─── SUPPLIED MATERIAL
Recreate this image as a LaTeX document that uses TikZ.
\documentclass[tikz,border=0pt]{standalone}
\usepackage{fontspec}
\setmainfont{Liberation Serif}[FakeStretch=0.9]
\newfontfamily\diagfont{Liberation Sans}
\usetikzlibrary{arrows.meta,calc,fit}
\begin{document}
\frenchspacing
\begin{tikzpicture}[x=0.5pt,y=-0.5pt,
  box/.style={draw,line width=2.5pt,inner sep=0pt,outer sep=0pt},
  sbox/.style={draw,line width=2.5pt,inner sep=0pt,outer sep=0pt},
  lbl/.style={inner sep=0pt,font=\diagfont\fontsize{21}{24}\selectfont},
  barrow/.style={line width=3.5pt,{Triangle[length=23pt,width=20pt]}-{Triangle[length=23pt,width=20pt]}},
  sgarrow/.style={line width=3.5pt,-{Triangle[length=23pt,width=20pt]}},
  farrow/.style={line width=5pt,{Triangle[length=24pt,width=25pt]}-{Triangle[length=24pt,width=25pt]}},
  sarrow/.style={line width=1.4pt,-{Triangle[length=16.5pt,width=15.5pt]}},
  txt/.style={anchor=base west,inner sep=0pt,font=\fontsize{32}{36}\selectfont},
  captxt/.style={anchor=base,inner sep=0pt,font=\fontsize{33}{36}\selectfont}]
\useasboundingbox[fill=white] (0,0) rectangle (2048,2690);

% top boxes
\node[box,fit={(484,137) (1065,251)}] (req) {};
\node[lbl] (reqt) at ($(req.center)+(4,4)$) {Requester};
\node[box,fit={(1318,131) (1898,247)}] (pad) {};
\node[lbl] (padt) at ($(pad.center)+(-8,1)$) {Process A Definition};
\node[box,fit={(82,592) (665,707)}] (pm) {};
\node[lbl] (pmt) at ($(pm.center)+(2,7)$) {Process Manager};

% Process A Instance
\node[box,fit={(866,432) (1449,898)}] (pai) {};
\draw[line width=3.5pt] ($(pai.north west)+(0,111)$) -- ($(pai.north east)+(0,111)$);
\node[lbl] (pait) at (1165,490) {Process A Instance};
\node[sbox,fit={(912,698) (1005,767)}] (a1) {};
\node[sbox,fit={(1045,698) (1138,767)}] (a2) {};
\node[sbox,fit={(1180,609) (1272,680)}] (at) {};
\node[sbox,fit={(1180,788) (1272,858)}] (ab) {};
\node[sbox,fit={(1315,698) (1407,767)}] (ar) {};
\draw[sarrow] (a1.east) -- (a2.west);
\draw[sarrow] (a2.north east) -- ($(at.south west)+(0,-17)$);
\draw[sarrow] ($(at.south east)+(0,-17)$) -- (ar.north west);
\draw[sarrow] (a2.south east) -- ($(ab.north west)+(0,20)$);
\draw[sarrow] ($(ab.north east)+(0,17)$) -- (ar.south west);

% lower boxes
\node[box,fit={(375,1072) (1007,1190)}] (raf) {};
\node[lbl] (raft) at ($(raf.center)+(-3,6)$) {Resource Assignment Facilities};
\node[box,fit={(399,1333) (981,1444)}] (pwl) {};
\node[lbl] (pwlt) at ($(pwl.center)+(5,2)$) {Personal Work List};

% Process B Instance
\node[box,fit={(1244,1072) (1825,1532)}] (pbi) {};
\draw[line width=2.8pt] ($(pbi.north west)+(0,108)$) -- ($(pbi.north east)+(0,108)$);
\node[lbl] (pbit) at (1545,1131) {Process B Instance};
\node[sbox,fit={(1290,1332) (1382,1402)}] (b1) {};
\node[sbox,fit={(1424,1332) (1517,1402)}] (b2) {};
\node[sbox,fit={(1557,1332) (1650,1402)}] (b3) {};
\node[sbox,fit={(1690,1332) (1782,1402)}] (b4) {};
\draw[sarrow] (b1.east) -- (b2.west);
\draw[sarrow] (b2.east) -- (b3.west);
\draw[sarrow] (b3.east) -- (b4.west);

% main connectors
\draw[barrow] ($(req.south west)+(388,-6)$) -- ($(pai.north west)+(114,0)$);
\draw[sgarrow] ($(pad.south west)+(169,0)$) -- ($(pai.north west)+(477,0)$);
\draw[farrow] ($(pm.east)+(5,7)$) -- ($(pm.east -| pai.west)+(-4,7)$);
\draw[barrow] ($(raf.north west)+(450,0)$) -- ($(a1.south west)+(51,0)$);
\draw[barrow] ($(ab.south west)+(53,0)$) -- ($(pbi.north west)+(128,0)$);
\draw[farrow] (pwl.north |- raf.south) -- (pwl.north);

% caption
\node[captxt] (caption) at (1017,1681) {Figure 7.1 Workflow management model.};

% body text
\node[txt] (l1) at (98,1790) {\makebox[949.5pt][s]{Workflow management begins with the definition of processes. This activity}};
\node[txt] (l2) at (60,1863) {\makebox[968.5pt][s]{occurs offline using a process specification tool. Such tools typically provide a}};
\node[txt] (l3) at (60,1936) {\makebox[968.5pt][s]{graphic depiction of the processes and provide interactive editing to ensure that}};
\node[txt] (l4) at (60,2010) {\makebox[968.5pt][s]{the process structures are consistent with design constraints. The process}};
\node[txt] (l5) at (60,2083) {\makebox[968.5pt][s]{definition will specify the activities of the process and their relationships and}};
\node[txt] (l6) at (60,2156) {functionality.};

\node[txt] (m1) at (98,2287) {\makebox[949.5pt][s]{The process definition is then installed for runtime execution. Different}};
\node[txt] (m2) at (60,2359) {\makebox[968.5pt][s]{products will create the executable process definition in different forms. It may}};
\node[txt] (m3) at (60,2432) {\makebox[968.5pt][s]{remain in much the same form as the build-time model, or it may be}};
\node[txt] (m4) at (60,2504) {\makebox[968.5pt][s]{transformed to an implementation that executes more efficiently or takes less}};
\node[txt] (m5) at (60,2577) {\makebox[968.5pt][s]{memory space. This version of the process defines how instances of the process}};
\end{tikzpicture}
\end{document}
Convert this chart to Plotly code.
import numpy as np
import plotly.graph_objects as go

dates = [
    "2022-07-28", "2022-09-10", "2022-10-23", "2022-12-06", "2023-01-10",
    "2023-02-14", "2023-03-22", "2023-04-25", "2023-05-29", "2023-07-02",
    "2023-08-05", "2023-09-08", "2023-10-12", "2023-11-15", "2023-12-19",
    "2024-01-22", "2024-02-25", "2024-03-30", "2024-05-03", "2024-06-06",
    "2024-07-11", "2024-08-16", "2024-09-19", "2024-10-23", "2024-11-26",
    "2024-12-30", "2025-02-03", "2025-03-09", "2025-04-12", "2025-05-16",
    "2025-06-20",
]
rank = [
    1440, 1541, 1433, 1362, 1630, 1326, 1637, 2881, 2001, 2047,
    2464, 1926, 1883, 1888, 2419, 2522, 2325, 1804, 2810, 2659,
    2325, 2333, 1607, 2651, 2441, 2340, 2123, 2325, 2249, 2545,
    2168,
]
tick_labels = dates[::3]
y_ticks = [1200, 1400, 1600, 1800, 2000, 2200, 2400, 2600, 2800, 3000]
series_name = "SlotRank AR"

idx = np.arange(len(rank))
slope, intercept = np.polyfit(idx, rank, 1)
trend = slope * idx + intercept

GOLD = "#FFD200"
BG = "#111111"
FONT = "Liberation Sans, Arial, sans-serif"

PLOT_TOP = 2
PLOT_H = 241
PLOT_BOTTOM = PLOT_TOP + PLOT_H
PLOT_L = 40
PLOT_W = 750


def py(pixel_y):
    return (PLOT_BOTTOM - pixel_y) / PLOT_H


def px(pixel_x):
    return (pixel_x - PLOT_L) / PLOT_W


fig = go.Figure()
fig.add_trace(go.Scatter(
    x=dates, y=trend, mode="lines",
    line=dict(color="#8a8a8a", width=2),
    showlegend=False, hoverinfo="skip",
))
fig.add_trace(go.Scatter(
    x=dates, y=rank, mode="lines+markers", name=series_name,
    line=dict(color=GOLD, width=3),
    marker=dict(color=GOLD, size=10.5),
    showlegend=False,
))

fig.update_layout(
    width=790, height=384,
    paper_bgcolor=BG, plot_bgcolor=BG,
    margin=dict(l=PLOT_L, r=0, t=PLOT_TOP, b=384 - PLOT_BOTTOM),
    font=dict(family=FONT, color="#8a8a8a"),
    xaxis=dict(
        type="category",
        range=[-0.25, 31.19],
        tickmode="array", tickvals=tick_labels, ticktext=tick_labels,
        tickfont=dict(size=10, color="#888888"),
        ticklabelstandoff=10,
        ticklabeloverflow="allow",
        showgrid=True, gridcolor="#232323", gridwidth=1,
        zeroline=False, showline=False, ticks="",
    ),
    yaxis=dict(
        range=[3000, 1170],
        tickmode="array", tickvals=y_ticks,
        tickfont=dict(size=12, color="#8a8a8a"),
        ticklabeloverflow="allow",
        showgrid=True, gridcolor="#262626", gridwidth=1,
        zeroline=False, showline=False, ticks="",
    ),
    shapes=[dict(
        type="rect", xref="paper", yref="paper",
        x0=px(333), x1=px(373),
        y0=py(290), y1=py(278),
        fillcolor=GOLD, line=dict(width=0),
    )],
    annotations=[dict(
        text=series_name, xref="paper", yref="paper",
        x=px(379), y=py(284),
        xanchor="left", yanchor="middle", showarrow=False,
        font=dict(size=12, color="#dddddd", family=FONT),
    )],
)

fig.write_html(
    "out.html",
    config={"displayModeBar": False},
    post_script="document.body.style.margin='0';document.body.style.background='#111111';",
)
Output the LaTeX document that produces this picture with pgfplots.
──────
## SHORT EXERCISE
Start at the line with "Convert this chart to Plotly code." and stop after the line with "return (pixel_x - PLOT_L) / PLOT_W". Repeat exactly the lines in that range.

## CORRECT RESULT
Convert this chart to Plotly code.
import numpy as np
import plotly.graph_objects as go

dates = [
    "2022-07-28", "2022-09-10", "2022-10-23", "2022-12-06", "2023-01-10",
    "2023-02-14", "2023-03-22", "2023-04-25", "2023-05-29", "2023-07-02",
    "2023-08-05", "2023-09-08", "2023-10-12", "2023-11-15", "2023-12-19",
    "2024-01-22", "2024-02-25", "2024-03-30", "2024-05-03", "2024-06-06",
    "2024-07-11", "2024-08-16", "2024-09-19", "2024-10-23", "2024-11-26",
    "2024-12-30", "2025-02-03", "2025-03-09", "2025-04-12", "2025-05-16",
    "2025-06-20",
]
rank = [
    1440, 1541, 1433, 1362, 1630, 1326, 1637, 2881, 2001, 2047,
    2464, 1926, 1883, 1888, 2419, 2522, 2325, 1804, 2810, 2659,
    2325, 2333, 1607, 2651, 2441, 2340, 2123, 2325, 2249, 2545,
    2168,
]
tick_labels = dates[::3]
y_ticks = [1200, 1400, 1600, 1800, 2000, 2200, 2400, 2600, 2800, 3000]
series_name = "SlotRank AR"

idx = np.arange(len(rank))
slope, intercept = np.polyfit(idx, rank, 1)
trend = slope * idx + intercept

GOLD = "#FFD200"
BG = "#111111"
FONT = "Liberation Sans, Arial, sans-serif"

PLOT_TOP = 2
PLOT_H = 241
PLOT_BOTTOM = PLOT_TOP + PLOT_H
PLOT_L = 40
PLOT_W = 750


def py(pixel_y):
    return (PLOT_BOTTOM - pixel_y) / PLOT_H


def px(pixel_x):
    return (pixel_x - PLOT_L) / PLOT_W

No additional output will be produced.